» **SET TASK**
Skip pictures in the listing below; copy exactly the lines from the one with "What React, TypeScript" through the one with "type P = [number, number];", inclusive.

» **THE INPUT**
◇ ◇ ◇ ◇

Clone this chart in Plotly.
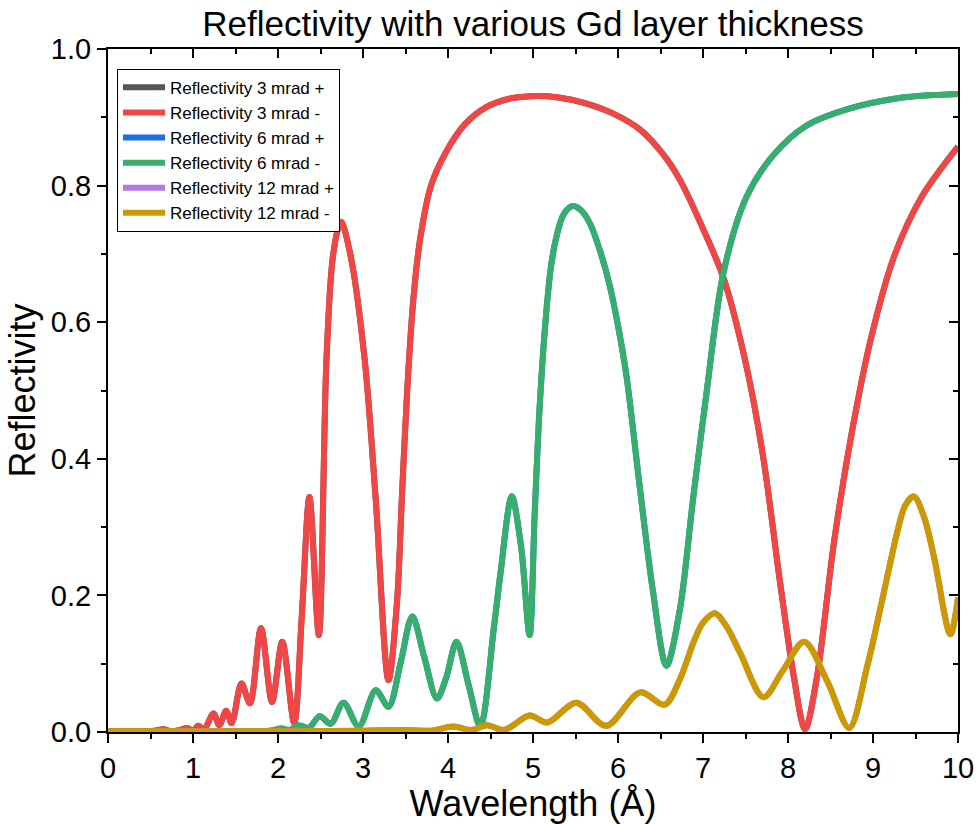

◇ ◇ ◇ ◇

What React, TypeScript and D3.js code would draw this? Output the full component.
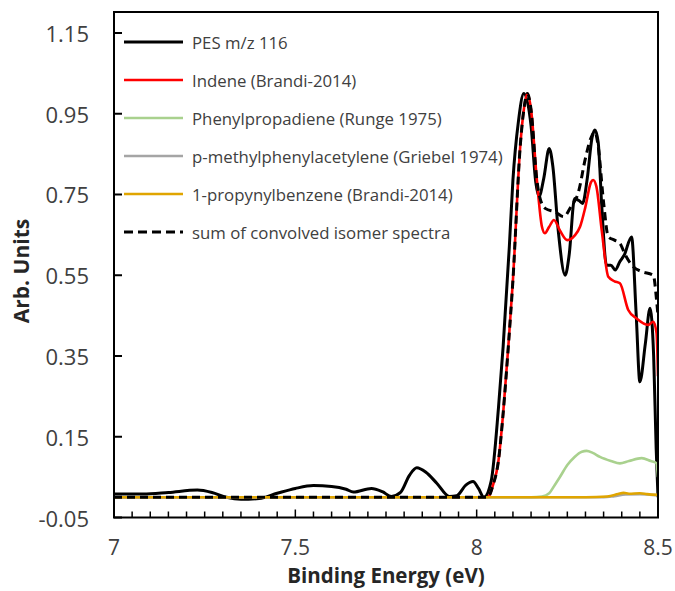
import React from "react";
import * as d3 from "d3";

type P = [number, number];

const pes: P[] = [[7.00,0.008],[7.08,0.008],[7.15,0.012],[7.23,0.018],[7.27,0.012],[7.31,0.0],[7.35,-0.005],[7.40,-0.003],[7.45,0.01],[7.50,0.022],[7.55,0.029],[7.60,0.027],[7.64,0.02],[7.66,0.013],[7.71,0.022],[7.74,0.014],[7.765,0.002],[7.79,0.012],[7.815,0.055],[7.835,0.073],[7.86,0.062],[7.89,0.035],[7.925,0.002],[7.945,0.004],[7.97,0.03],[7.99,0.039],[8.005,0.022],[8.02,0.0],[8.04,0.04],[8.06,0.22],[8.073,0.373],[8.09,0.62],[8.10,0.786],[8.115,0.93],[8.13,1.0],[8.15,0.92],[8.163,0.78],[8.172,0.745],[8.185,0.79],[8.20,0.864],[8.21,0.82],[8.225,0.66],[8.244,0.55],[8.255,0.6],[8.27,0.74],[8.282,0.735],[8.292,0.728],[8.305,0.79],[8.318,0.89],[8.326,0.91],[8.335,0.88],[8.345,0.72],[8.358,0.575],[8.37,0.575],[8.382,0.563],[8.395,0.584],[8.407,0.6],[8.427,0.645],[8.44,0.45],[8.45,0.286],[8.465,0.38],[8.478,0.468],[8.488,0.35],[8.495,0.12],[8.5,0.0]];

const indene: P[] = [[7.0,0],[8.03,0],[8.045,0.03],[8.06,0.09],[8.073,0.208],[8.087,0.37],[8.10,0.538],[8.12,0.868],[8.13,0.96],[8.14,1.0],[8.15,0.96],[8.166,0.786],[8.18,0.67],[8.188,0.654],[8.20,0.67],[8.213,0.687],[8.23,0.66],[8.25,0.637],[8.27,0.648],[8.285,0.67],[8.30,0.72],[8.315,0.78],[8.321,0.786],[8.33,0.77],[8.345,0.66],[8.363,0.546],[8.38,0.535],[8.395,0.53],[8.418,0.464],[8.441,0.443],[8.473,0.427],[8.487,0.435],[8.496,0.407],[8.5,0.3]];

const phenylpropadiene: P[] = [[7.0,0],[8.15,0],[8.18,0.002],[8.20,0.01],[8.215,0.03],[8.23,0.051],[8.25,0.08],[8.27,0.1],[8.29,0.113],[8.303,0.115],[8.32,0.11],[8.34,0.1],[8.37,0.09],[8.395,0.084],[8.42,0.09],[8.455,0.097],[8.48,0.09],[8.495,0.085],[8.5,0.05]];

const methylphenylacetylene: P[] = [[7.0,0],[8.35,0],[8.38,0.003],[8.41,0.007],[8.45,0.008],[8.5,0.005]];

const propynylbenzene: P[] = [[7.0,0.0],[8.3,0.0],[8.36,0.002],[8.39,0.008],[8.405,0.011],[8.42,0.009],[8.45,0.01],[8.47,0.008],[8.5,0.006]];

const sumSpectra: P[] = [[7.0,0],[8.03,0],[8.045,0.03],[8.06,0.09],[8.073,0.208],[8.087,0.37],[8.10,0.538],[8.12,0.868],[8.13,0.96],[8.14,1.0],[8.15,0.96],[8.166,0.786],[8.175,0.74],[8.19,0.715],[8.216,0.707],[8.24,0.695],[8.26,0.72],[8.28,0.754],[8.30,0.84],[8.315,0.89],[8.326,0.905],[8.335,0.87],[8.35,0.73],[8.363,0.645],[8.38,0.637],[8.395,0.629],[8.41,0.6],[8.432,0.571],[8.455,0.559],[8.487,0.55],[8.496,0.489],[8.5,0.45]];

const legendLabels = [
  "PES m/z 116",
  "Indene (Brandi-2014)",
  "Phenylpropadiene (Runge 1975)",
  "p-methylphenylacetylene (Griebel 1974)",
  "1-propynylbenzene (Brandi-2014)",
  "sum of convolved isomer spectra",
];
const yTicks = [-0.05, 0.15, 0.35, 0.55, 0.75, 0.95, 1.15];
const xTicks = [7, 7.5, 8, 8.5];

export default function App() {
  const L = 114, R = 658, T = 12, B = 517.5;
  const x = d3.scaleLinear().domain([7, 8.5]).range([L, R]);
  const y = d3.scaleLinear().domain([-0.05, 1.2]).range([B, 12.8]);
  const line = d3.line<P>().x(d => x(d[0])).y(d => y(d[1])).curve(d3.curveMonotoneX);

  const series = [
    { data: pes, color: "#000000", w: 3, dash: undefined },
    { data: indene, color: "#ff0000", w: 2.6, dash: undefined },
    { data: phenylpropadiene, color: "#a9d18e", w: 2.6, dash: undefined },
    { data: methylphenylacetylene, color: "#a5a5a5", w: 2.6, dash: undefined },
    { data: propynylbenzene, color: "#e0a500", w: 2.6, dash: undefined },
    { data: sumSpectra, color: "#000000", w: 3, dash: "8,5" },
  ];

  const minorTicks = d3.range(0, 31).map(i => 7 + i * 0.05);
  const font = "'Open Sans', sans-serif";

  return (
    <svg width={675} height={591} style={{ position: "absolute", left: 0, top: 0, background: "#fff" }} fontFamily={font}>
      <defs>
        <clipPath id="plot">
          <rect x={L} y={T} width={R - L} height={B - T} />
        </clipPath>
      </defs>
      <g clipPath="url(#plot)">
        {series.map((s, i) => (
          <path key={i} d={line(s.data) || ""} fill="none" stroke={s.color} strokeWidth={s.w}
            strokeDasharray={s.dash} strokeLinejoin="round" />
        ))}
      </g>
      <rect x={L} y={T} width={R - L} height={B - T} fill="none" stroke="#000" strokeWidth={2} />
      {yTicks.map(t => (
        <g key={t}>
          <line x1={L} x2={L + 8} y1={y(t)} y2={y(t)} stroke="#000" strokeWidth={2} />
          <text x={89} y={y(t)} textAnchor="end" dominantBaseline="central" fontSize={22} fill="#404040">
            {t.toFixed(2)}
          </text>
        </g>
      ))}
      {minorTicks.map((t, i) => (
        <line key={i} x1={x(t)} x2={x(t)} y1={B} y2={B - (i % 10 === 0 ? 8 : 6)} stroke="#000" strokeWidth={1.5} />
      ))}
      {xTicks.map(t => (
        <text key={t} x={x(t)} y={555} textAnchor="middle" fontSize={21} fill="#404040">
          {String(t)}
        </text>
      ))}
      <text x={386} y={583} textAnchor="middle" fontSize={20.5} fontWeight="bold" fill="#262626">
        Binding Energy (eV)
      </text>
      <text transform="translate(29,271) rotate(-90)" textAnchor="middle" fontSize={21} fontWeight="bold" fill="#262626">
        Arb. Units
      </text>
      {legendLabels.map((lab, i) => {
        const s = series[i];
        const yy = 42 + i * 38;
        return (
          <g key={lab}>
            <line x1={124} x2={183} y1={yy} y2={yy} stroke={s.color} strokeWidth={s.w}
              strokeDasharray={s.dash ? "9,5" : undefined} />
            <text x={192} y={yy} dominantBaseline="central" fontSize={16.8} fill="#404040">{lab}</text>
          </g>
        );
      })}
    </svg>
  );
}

◇ ◇ ◇ ◇

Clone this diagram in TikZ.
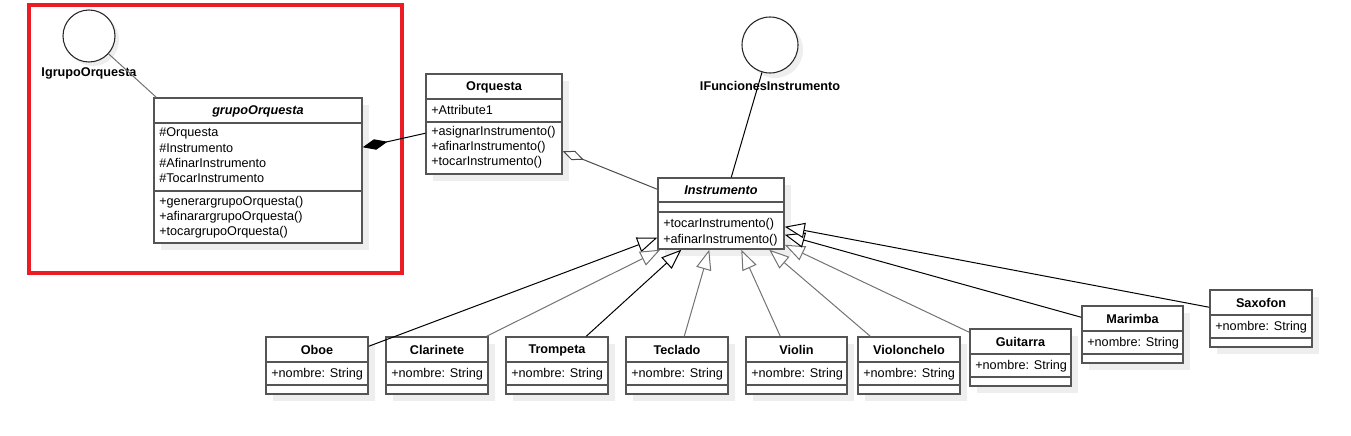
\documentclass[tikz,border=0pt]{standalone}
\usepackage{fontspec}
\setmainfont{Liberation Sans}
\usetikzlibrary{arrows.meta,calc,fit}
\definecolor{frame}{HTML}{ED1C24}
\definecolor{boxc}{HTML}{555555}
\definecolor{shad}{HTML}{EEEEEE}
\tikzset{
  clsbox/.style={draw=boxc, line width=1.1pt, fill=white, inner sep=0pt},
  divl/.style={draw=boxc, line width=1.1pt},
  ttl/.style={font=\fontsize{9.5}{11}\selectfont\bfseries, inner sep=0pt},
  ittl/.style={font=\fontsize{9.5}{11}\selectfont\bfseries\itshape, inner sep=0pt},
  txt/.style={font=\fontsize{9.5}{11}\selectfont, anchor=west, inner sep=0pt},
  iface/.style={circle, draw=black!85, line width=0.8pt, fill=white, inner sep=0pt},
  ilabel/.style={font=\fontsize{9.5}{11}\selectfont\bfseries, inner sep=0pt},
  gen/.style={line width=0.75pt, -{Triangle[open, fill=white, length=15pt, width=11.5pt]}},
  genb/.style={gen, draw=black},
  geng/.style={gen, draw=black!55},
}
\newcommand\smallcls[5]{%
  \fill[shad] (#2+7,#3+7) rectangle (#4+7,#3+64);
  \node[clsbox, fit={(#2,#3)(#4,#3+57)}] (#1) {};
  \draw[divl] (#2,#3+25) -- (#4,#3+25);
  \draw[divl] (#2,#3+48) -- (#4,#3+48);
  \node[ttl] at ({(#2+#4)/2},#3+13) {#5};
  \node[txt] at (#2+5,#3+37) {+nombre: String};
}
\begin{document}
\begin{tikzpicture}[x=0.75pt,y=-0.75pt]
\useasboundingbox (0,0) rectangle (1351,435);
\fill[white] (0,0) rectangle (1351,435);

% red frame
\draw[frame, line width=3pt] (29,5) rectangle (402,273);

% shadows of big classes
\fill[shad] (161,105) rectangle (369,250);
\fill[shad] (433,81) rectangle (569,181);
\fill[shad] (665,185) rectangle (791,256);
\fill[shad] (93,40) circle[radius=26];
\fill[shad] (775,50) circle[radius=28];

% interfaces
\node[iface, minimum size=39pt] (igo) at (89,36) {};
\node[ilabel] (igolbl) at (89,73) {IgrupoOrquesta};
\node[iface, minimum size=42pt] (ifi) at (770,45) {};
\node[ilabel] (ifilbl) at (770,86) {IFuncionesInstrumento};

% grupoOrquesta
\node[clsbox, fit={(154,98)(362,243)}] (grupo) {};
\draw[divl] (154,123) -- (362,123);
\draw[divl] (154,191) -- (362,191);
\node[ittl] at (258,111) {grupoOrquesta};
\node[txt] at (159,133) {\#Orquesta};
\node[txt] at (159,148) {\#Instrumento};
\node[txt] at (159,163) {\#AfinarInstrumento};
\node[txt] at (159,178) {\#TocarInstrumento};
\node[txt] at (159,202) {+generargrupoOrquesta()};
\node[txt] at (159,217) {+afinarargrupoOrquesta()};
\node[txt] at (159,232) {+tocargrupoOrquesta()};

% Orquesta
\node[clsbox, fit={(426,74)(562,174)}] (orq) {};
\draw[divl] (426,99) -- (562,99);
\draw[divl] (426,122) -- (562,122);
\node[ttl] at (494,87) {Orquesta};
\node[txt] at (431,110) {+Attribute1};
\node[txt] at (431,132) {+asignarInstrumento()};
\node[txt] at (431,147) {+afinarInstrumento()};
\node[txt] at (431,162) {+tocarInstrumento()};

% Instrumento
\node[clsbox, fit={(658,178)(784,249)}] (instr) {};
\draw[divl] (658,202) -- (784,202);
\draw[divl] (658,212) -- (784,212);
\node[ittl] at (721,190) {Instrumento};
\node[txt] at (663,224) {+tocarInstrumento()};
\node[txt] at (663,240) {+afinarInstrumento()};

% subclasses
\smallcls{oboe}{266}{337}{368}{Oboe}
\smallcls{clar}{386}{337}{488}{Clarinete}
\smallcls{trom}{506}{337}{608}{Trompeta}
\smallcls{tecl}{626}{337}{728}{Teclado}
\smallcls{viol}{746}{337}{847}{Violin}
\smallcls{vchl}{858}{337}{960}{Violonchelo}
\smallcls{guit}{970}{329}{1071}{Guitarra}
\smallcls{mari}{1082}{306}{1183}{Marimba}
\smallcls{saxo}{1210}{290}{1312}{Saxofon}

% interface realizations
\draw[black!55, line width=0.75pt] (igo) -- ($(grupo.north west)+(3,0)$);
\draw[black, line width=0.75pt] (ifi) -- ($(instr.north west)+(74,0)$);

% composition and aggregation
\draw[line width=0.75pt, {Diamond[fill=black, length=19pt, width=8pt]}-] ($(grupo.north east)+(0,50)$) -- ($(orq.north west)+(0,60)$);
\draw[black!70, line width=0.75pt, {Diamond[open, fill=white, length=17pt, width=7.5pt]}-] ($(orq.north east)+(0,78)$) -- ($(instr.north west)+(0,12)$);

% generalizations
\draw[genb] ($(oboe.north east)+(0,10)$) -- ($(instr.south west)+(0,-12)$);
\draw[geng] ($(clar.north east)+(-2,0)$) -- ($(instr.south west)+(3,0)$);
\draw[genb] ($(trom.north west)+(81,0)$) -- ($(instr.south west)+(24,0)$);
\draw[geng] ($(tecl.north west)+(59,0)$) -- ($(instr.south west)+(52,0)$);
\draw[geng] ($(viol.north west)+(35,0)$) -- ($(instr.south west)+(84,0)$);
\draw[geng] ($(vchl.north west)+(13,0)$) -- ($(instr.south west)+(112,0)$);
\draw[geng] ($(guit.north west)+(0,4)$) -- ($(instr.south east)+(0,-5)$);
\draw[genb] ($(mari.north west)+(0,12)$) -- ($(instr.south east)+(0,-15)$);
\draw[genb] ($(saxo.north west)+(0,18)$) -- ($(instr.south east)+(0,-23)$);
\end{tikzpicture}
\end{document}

◇ ◇ ◇ ◇

» **FINISHED EXERCISE**
What React, TypeScript and D3.js code would draw this? Output the full component.
import React from "react";
import * as d3 from "d3";

type P = [number, number];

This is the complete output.